* **INFORMATION SHOWN**
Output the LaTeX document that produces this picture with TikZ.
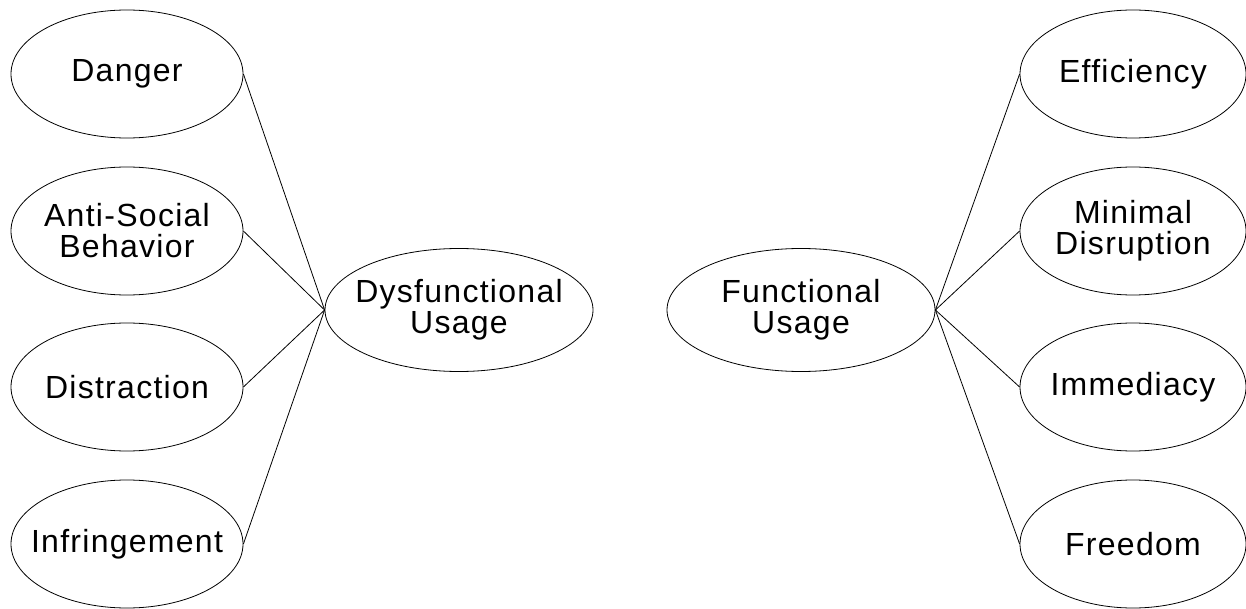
\documentclass[tikz,border=0pt]{standalone}
\usepackage{fontspec}
\setmainfont[LetterSpace=4]{Liberation Sans}
\usepackage{tikz}
\usetikzlibrary{shapes.geometric}
\tikzset{leafstyle/.style={draw,ellipse,inner xsep=-25pt,inner ysep=0pt,minimum width=232pt,minimum height=128pt,align=center,font=\fontsize{32}{31}\selectfont}}
\tikzset{hubstyle/.style={leafstyle,minimum width=268pt,minimum height=123pt}}

\begin{document}
\begin{tikzpicture}[x=1pt,y=-1pt,line width=0.8pt]
            \useasboundingbox (0,0) rectangle (1246,609);
            % setup the two hubs
            \node[hubstyle] (dys) at (459,310) {Dysfunctional\\Usage};
            \node[hubstyle] (fun) at (801,310) {Functional\\Usage};
            % left side
            \foreach \y/\myname/\mytext in {74/danger/Danger,231/antisocial/{Anti-Social\\Behavior},387/distraction/Distraction,544/infringement/Infringement}
            {
                \node[leafstyle] (\myname) at (127,\y) {\mytext};
                \draw (\myname.east) -- (dys.west);
            }
            % right side
            \foreach \y/\myname/\mytext in {74/efficiency/Efficiency,231/minimal/{Minimal\\Disruption},387/immediacy/Immediacy,544/freedom/Freedom}
            {
                \node[leafstyle,minimum width=226pt] (\myname) at (1133,\y) {\mytext};
                \draw (fun.east) -- (\myname.west);
            }
        \end{tikzpicture}
\end{document}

* **WRITTEN PROBLEM**
Omit each picture, then return all of the listing exactly as it stands.

* **FULL SOLUTION**
Output the LaTeX document that produces this picture with TikZ.
\documentclass[tikz,border=0pt]{standalone}
\usepackage{fontspec}
\setmainfont[LetterSpace=4]{Liberation Sans}
\usepackage{tikz}
\usetikzlibrary{shapes.geometric}
\tikzset{leafstyle/.style={draw,ellipse,inner xsep=-25pt,inner ysep=0pt,minimum width=232pt,minimum height=128pt,align=center,font=\fontsize{32}{31}\selectfont}}
\tikzset{hubstyle/.style={leafstyle,minimum width=268pt,minimum height=123pt}}

\begin{document}
\begin{tikzpicture}[x=1pt,y=-1pt,line width=0.8pt]
            \useasboundingbox (0,0) rectangle (1246,609);
            % setup the two hubs
            \node[hubstyle] (dys) at (459,310) {Dysfunctional\\Usage};
            \node[hubstyle] (fun) at (801,310) {Functional\\Usage};
            % left side
            \foreach \y/\myname/\mytext in {74/danger/Danger,231/antisocial/{Anti-Social\\Behavior},387/distraction/Distraction,544/infringement/Infringement}
            {
                \node[leafstyle] (\myname) at (127,\y) {\mytext};
                \draw (\myname.east) -- (dys.west);
            }
            % right side
            \foreach \y/\myname/\mytext in {74/efficiency/Efficiency,231/minimal/{Minimal\\Disruption},387/immediacy/Immediacy,544/freedom/Freedom}
            {
                \node[leafstyle,minimum width=226pt] (\myname) at (1133,\y) {\mytext};
                \draw (fun.east) -- (\myname.west);
            }
        \end{tikzpicture}
\end{document}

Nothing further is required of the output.